SOURCE EXCERPT:
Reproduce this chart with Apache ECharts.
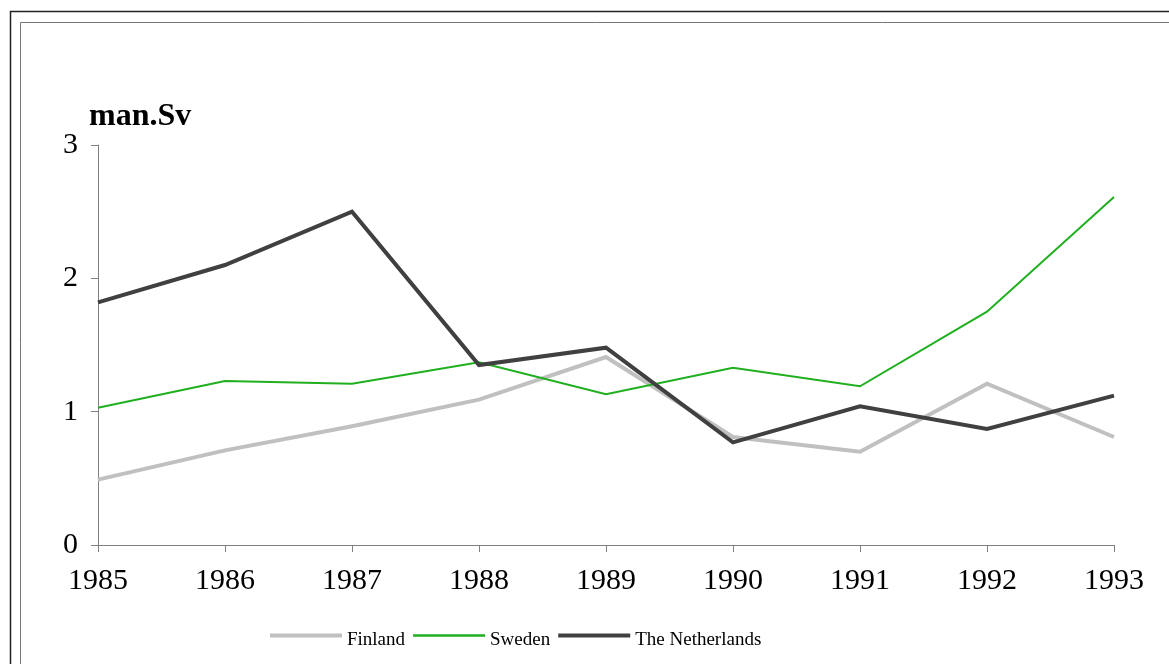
<!DOCTYPE html>
<html>
<head>
<meta charset="utf-8">
<script src="https://cdn.jsdelivr.net/npm/echarts@6/dist/echarts.min.js"></script>
<style>
  html, body { margin: 0; padding: 0; background: #fff; }
  #chart { width: 1169px; height: 664px; }
</style>
</head>
<body>
<div id="chart"></div>
<script>
// years on the x axis
const years = ['1985', '1986', '1987', '1988', '1989', '1990', '1991', '1992', '1993']

// collective dose, man.Sv
const finland = [0.49, 0.71, 0.89, 1.09, 1.41, 0.81, 0.70, 1.21, 0.81]
const sweden = [1.03, 1.23, 1.21, 1.37, 1.13, 1.33, 1.19, 1.75, 2.61]
const netherlands = [1.82, 2.10, 2.50, 1.35, 1.48, 0.77, 1.04, 0.87, 1.12]

const serif = '"Liberation Serif", "Times New Roman", serif'

const colors = { finland: '#c0c0c0', sweden: '#1faf1f', netherlands: '#404040' }

const chart = echarts.init(document.getElementById('chart'))

const lineSeries = (name, data, color, width) => ({
  name: name,
  type: 'line',
  data: data,
  symbol: 'none',
  lineStyle: { color: color, width: width, cap: 'butt', join: 'miter' },
  itemStyle: { color: color },
  emphasis: { disabled: true },
  animation: false
})

// flat bar used as legend key, thickness follows the line width
const barIcon = h => 'path://M0,0H72V' + h + 'H0Z'

chart.setOption({
  animation: false,
  // double frame round the chart
  graphic: [
    { type: 'rect', shape: { x: 10.5, y: 11.5, width: 1200, height: 700 }, style: { fill: null, stroke: '#222', lineWidth: 1.5 }, silent: true },
    { type: 'rect', shape: { x: 20.5, y: 22.5, width: 1200, height: 700 }, style: { fill: null, stroke: '#777', lineWidth: 1 }, silent: true },
    { type: 'text', left: 89, top: 101, style: { text: 'man.Sv', font: 'bold 32px ' + serif, fill: '#000' }, silent: true }
  ],
  grid: { left: 98, right: 55, top: 145, bottom: 119 },
  xAxis: {
    type: 'category',
    data: years,
    boundaryGap: false,
    axisLine: { lineStyle: { color: '#808080', width: 1 } },
    axisTick: { show: true, length: 7, lineStyle: { color: '#808080' } },
    axisLabel: { color: '#000', fontFamily: serif, fontSize: 30, margin: 21 },
    splitLine: { show: false }
  },
  yAxis: {
    type: 'value',
    min: 0,
    max: 3,
    interval: 1,
    axisLine: { show: true, lineStyle: { color: '#808080', width: 1 } },
    axisTick: { show: true, length: 7, lineStyle: { color: '#808080' } },
    axisLabel: { color: '#000', fontFamily: serif, fontSize: 30, margin: 20 },
    splitLine: { show: false }
  },
  legend: {
    left: 265,
    top: 626,
    itemWidth: 72,
    itemHeight: 22,
    itemGap: 8,
    symbolKeepAspect: true,
    selectedMode: false,
    formatter: '{t|{name}}',
    textStyle: {
      color: '#000',
      fontFamily: serif,
      fontSize: 19,
      rich: { t: { color: '#000', fontFamily: serif, fontSize: 19, padding: [10, 0, 0, 0] } }
    },
    data: [
      { name: 'Finland', icon: barIcon(4), itemStyle: { color: colors.finland } },
      { name: 'Sweden', icon: barIcon(2.5), itemStyle: { color: colors.sweden } },
      { name: 'The Netherlands', icon: barIcon(4), itemStyle: { color: colors.netherlands } }
    ]
  },
  series: [
    lineSeries('Finland', finland, colors.finland, 4),
    lineSeries('Sweden', sweden, colors.sweden, 2),
    lineSeries('The Netherlands', netherlands, colors.netherlands, 4)
  ]
})
</script>
</body>
</html>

TASK INSTRUCTIONS: Reproduce the material in its entirety and word for word, without the pictures.

RESPONSE TO THE TASK:
Reproduce this chart with Apache ECharts.
<!DOCTYPE html>
<html>
<head>
<meta charset="utf-8">
<script src="https://cdn.jsdelivr.net/npm/echarts@6/dist/echarts.min.js"></script>
<style>
  html, body { margin: 0; padding: 0; background: #fff; }
  #chart { width: 1169px; height: 664px; }
</style>
</head>
<body>
<div id="chart"></div>
<script>
// years on the x axis
const years = ['1985', '1986', '1987', '1988', '1989', '1990', '1991', '1992', '1993']

// collective dose, man.Sv
const finland = [0.49, 0.71, 0.89, 1.09, 1.41, 0.81, 0.70, 1.21, 0.81]
const sweden = [1.03, 1.23, 1.21, 1.37, 1.13, 1.33, 1.19, 1.75, 2.61]
const netherlands = [1.82, 2.10, 2.50, 1.35, 1.48, 0.77, 1.04, 0.87, 1.12]

const serif = '"Liberation Serif", "Times New Roman", serif'

const colors = { finland: '#c0c0c0', sweden: '#1faf1f', netherlands: '#404040' }

const chart = echarts.init(document.getElementById('chart'))

const lineSeries = (name, data, color, width) => ({
  name: name,
  type: 'line',
  data: data,
  symbol: 'none',
  lineStyle: { color: color, width: width, cap: 'butt', join: 'miter' },
  itemStyle: { color: color },
  emphasis: { disabled: true },
  animation: false
})

// flat bar used as legend key, thickness follows the line width
const barIcon = h => 'path://M0,0H72V' + h + 'H0Z'

chart.setOption({
  animation: false,
  // double frame round the chart
  graphic: [
    { type: 'rect', shape: { x: 10.5, y: 11.5, width: 1200, height: 700 }, style: { fill: null, stroke: '#222', lineWidth: 1.5 }, silent: true },
    { type: 'rect', shape: { x: 20.5, y: 22.5, width: 1200, height: 700 }, style: { fill: null, stroke: '#777', lineWidth: 1 }, silent: true },
    { type: 'text', left: 89, top: 101, style: { text: 'man.Sv', font: 'bold 32px ' + serif, fill: '#000' }, silent: true }
  ],
  grid: { left: 98, right: 55, top: 145, bottom: 119 },
  xAxis: {
    type: 'category',
    data: years,
    boundaryGap: false,
    axisLine: { lineStyle: { color: '#808080', width: 1 } },
    axisTick: { show: true, length: 7, lineStyle: { color: '#808080' } },
    axisLabel: { color: '#000', fontFamily: serif, fontSize: 30, margin: 21 },
    splitLine: { show: false }
  },
  yAxis: {
    type: 'value',
    min: 0,
    max: 3,
    interval: 1,
    axisLine: { show: true, lineStyle: { color: '#808080', width: 1 } },
    axisTick: { show: true, length: 7, lineStyle: { color: '#808080' } },
    axisLabel: { color: '#000', fontFamily: serif, fontSize: 30, margin: 20 },
    splitLine: { show: false }
  },
  legend: {
    left: 265,
    top: 626,
    itemWidth: 72,
    itemHeight: 22,
    itemGap: 8,
    symbolKeepAspect: true,
    selectedMode: false,
    formatter: '{t|{name}}',
    textStyle: {
      color: '#000',
      fontFamily: serif,
      fontSize: 19,
      rich: { t: { color: '#000', fontFamily: serif, fontSize: 19, padding: [10, 0, 0, 0] } }
    },
    data: [
      { name: 'Finland', icon: barIcon(4), itemStyle: { color: colors.finland } },
      { name: 'Sweden', icon: barIcon(2.5), itemStyle: { color: colors.sweden } },
      { name: 'The Netherlands', icon: barIcon(4), itemStyle: { color: colors.netherlands } }
    ]
  },
  series: [
    lineSeries('Finland', finland, colors.finland, 4),
    lineSeries('Sweden', sweden, colors.sweden, 2),
    lineSeries('The Netherlands', netherlands, colors.netherlands, 4)
  ]
})
</script>
</body>
</html>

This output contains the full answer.